** Begin Stored data **

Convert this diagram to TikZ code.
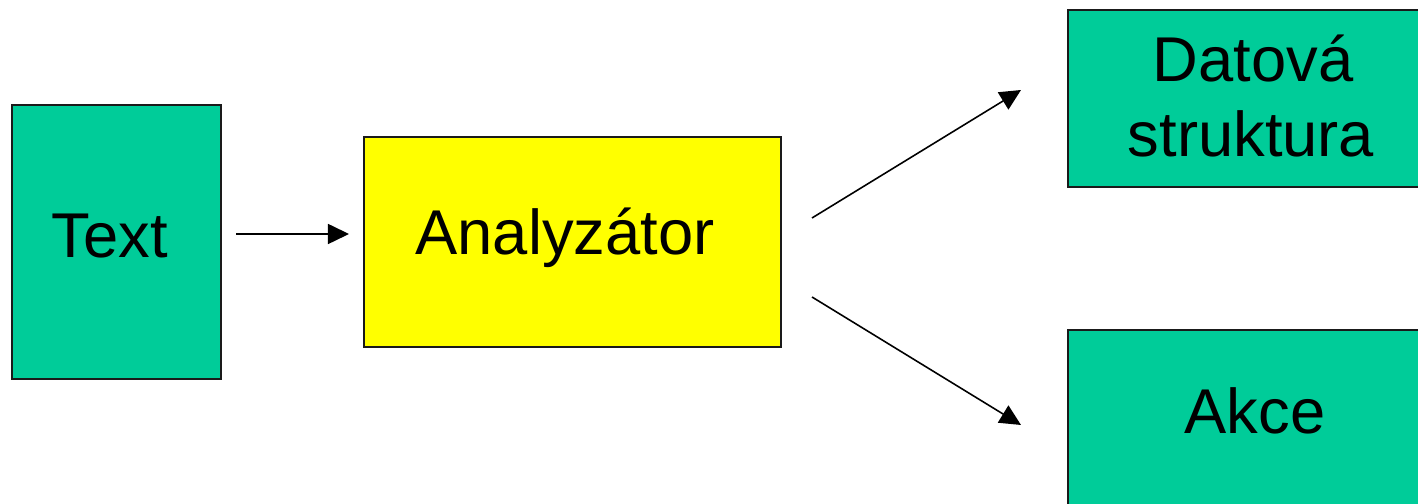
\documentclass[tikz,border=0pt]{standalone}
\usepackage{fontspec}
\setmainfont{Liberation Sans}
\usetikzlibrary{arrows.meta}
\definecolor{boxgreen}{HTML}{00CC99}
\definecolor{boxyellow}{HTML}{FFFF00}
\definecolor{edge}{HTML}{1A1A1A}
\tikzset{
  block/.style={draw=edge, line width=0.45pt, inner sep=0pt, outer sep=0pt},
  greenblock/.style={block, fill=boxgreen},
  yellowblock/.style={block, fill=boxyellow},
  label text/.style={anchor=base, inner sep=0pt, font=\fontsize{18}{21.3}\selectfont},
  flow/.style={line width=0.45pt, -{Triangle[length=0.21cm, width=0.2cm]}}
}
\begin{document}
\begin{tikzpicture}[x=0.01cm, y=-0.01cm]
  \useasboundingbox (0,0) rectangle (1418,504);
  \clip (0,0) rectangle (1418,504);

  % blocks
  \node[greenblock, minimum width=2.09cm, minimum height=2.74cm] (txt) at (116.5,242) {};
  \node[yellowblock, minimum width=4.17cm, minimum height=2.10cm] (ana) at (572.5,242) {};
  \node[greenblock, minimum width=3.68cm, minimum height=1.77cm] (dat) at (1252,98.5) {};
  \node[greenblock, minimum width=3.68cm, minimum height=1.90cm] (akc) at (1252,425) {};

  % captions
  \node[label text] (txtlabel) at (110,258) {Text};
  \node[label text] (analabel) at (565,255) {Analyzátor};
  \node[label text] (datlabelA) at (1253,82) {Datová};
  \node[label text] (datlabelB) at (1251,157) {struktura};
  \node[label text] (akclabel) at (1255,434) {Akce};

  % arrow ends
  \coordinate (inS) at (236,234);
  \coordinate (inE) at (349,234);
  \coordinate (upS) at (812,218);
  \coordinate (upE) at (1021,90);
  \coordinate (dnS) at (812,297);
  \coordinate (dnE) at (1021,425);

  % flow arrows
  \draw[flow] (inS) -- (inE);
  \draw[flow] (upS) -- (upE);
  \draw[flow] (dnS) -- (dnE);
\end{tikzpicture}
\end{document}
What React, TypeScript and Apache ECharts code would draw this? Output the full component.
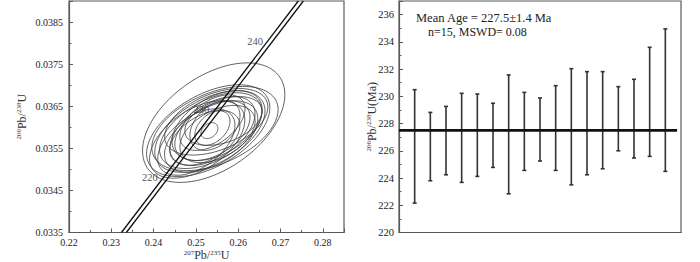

** End Stored data **

### What you have to do
Make an exact copy of the data, leaving its pictures out.

### Result of the task
Convert this diagram to TikZ code.
\documentclass[tikz,border=0pt]{standalone}
\usepackage{fontspec}
\setmainfont{Liberation Sans}
\usetikzlibrary{arrows.meta}
\definecolor{boxgreen}{HTML}{00CC99}
\definecolor{boxyellow}{HTML}{FFFF00}
\definecolor{edge}{HTML}{1A1A1A}
\tikzset{
  block/.style={draw=edge, line width=0.45pt, inner sep=0pt, outer sep=0pt},
  greenblock/.style={block, fill=boxgreen},
  yellowblock/.style={block, fill=boxyellow},
  label text/.style={anchor=base, inner sep=0pt, font=\fontsize{18}{21.3}\selectfont},
  flow/.style={line width=0.45pt, -{Triangle[length=0.21cm, width=0.2cm]}}
}
\begin{document}
\begin{tikzpicture}[x=0.01cm, y=-0.01cm]
  \useasboundingbox (0,0) rectangle (1418,504);
  \clip (0,0) rectangle (1418,504);

  % blocks
  \node[greenblock, minimum width=2.09cm, minimum height=2.74cm] (txt) at (116.5,242) {};
  \node[yellowblock, minimum width=4.17cm, minimum height=2.10cm] (ana) at (572.5,242) {};
  \node[greenblock, minimum width=3.68cm, minimum height=1.77cm] (dat) at (1252,98.5) {};
  \node[greenblock, minimum width=3.68cm, minimum height=1.90cm] (akc) at (1252,425) {};

  % captions
  \node[label text] (txtlabel) at (110,258) {Text};
  \node[label text] (analabel) at (565,255) {Analyzátor};
  \node[label text] (datlabelA) at (1253,82) {Datová};
  \node[label text] (datlabelB) at (1251,157) {struktura};
  \node[label text] (akclabel) at (1255,434) {Akce};

  % arrow ends
  \coordinate (inS) at (236,234);
  \coordinate (inE) at (349,234);
  \coordinate (upS) at (812,218);
  \coordinate (upE) at (1021,90);
  \coordinate (dnS) at (812,297);
  \coordinate (dnE) at (1021,425);

  % flow arrows
  \draw[flow] (inS) -- (inE);
  \draw[flow] (upS) -- (upE);
  \draw[flow] (dnS) -- (dnE);
\end{tikzpicture}
\end{document}
What React, TypeScript and Apache ECharts code would draw this? Output the full component.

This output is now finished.